You probably meant array( __CLASS__, '_get_term_ids_cb' ).
comment:24
nbachiyski — 4 months ago
You're right, fixed in [UT1198].
nbachiyski — 3 months ago
comment:25
nbachiyski — 3 months ago
Here is an updated patch using an XML builder and tested to make sure t gets the same XML as the old importer.
For those interested in the XML builder, here it is: https://github.com/nb/oxymel
And as always, it's much easier to follow at https://github.com/nb/WordPress/commits/export-api
comment:26
rmccue — 3 months ago
Looking good! One thing on the XML serialization aspect: I see tags are getting passed in as 'prefix:tag'. To be technical, they should take 'namespace:tag' with the namespace being the IRI identifying the namespace, and the serializer working out internally what the prefix part is. It's not as great to use, but it's the correct way to work with XML, and avoids the possibility of having conflicting namespaces.
comment:27
nbachiyski — 3 months ago
mccue, I agree, using true XML prefixes makes a lot of sense, but it fell out of the initial scope. Patches welcome! :-)

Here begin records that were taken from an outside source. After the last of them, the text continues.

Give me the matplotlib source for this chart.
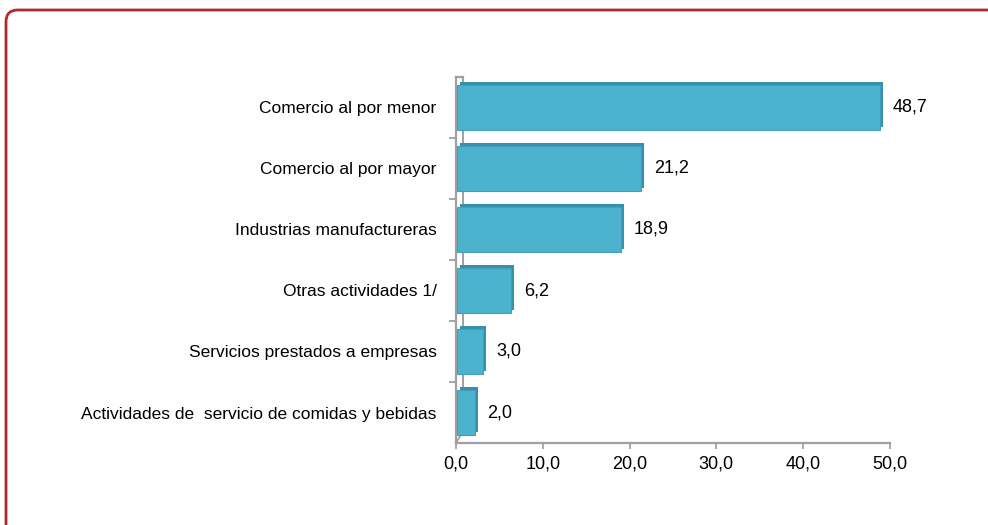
import matplotlib.pyplot as plt
import matplotlib.transforms as mtransforms
from matplotlib.patches import FancyBboxPatch

plt.rcParams["font.family"] = ["Liberation Sans", "DejaVu Sans"]

categories = [
    "Comercio al por menor",
    "Comercio al por mayor",
    "Industrias manufactureras",
    "Otras actividades 1/",
    "Servicios prestados a empresas",
    "Actividades de  servicio de comidas y bebidas",
]
values = [48.7, 21.2, 18.9, 6.2, 3.0, 2.0]
labels = ["48,7", "21,2", "18,9", "6,2", "3,0", "2,0"]
xticks = [0, 10, 20, 30, 40, 50]
xticklabels = ["0,0", "10,0", "20,0", "30,0", "40,0", "50,0"]

W, H = 988, 525
fig = plt.figure(figsize=(W / 100, H / 100), dpi=100)

# red rounded frame (right and bottom fall outside the picture)
frame = FancyBboxPatch(
    (6 / W, -30 / H), 1.2, (H - 10 + 30) / H,
    boxstyle="round,pad=0,rounding_size=0.012",
    transform=fig.transFigure, fill=False,
    edgecolor="#b3282b", linewidth=2.0, mutation_aspect=W / H,
)
fig.patches.append(frame)

ax = fig.add_axes([456 / W, 1 - 443 / H, 434 / W, 366 / H])

ypos = list(range(len(categories)))[::-1]
# 3D depth: darker copy shifted up/right
depth = mtransforms.offset_copy(ax.transData, fig=fig, x=3, y=3, units="dots")
ax.barh(ypos, values, height=0.74, left=0.15, color="#3591ad",
        edgecolor="none", transform=depth, zorder=2)
ax.barh(ypos, values, height=0.74, left=0.15, color="#4cb2ce",
        edgecolor="#459fb8", linewidth=0.8, zorder=3)

for y, v, lab in zip(ypos, values, labels):
    ax.text(v + 1.6, y, lab, va="center", ha="left", fontsize=13)

ax.set_xlim(0, 50)
ax.set_ylim(-0.5, len(categories) - 0.5)
ax.set_xticks(xticks)
ax.set_xticklabels(xticklabels, fontsize=13)
ax.set_yticks([y - 0.5 for y in range(1, len(categories))], minor=True)
ax.set_yticks(ypos)
ax.set_yticklabels(categories, fontsize=12.5)
ax.tick_params(axis="y", which="major", length=0, pad=14)
ax.tick_params(axis="y", which="minor", length=5, color="#999999", width=1.2)
ax.tick_params(axis="x", length=4, color="#999999", width=1.2, pad=5)

for s in ["top", "right"]:
    ax.spines[s].set_visible(False)
for s in ["left", "bottom"]:
    ax.spines[s].set_color("#a0a0a0")
    ax.spines[s].set_linewidth(1.6)

# back wall and floor edge of the 3D frame
ax.plot([0.015, 0.015], [0.03, 1.0], transform=ax.transAxes,
        color="#a0a0a0", lw=1.4, zorder=1, clip_on=False)
ax.plot([0.0, 0.015], [0.0, 0.03], transform=ax.transAxes,
        color="#a0a0a0", lw=1.4, zorder=1, clip_on=False)
ax.plot([0.0, 0.015], [1.0, 1.0], transform=ax.transAxes,
        color="#a0a0a0", lw=1.6, zorder=1, clip_on=False)

fig.savefig("out.png", dpi=100)
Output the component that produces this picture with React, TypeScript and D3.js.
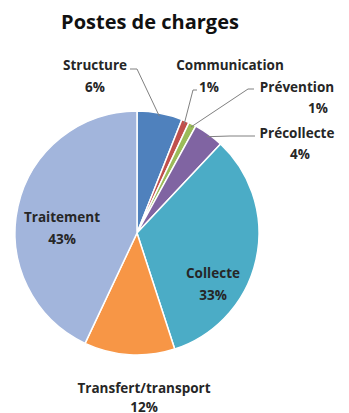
import React from "react";
import * as d3 from "d3";

const categories = ["Structure", "Communication", "Prévention", "Précollecte", "Collecte", "Transfert/transport", "Traitement"];
const values = [6, 1, 1, 4, 33, 12, 43];
const colors = ["#4F81BD", "#C0504D", "#9BBB59", "#8064A2", "#4BACC6", "#F79646", "#A2B5DC"];
const title = "Postes de charges";

// label layout: name position, percent position, leader start & elbow
const labelLayout: { x: number; y: number; px: number; py: number; lx?: number; ly?: number; ex?: number }[] = [
  { x: 95, y: 70, px: 95, py: 92, lx: 130, ly: 69, ex: 137 },
  { x: 230, y: 70, px: 209, py: 92, lx: 197, ly: 90, ex: 193 },
  { x: 297, y: 92, px: 318, py: 113, lx: 254, ly: 89, ex: 248 },
  { x: 297, y: 138, px: 300, py: 159, lx: 255, ly: 136, ex: 230 },
  { x: 213, y: 278, px: 213, py: 300 },
  { x: 144, y: 393, px: 144, py: 412 },
  { x: 62, y: 222, px: 62, py: 244 },
];

export default function App() {
  const W = 349, H = 413;
  const cx = 137, cy = 233, r = 122;
  const pie = d3.pie<number>().sort(null).value((d) => d);
  const arcs = pie(values);
  const arc = d3.arc<d3.PieArcDatum<number>>().innerRadius(0).outerRadius(r);
  const font = "'Open Sans', 'Liberation Sans', sans-serif";
  const total = d3.sum(values);
  return (
    <svg width={W} height={H} style={{ position: "absolute", left: 0, top: 0, background: "#fff" }}>
      <text x={150} y={29} textAnchor="middle" fontFamily={font} fontWeight={700} fontSize={20} fill="#111">
        {title}
      </text>
      <g transform={`translate(${cx},${cy})`}>
        {arcs.map((a, i) => (
          <path key={i} d={arc(a) || ""} fill={colors[i]} stroke="#fff" strokeWidth={1.5} />
        ))}
      </g>
      {arcs.map((a, i) => {
        const L = labelLayout[i];
        const pct = Math.round((values[i] / total) * 100) + "%";
        const mid = (a.startAngle + a.endAngle) / 2;
        const ax = cx + Math.sin(mid) * (r - 3);
        const ay = cy - Math.cos(mid) * (r - 3);
        return (
          <g key={i}>
            {L.lx !== undefined && (
              <polyline
                points={`${L.lx},${L.ly} ${L.ex},${L.ly} ${ax},${ay}`}
                fill="none"
                stroke="#808080"
                strokeWidth={1}
              />
            )}
            <text x={L.x} y={L.y} textAnchor="middle" fontFamily={font} fontWeight={700} fontSize={13.5} fill="#262626">
              {categories[i]}
            </text>
            <text x={L.px} y={L.py} textAnchor="middle" fontFamily={font} fontWeight={700} fontSize={13.5} fill="#262626">
              {pct}
            </text>
          </g>
        );
      })}
    </svg>
  );
}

The only other format that would make sense is JSON, but the difference to WXR would be superficial.
I think the ability to add custom data to the file is pretty important, and it's tricky to get right when multiple export files are used.
In general, we should be very careful how we split the data across files; each one should be independent from all the rest.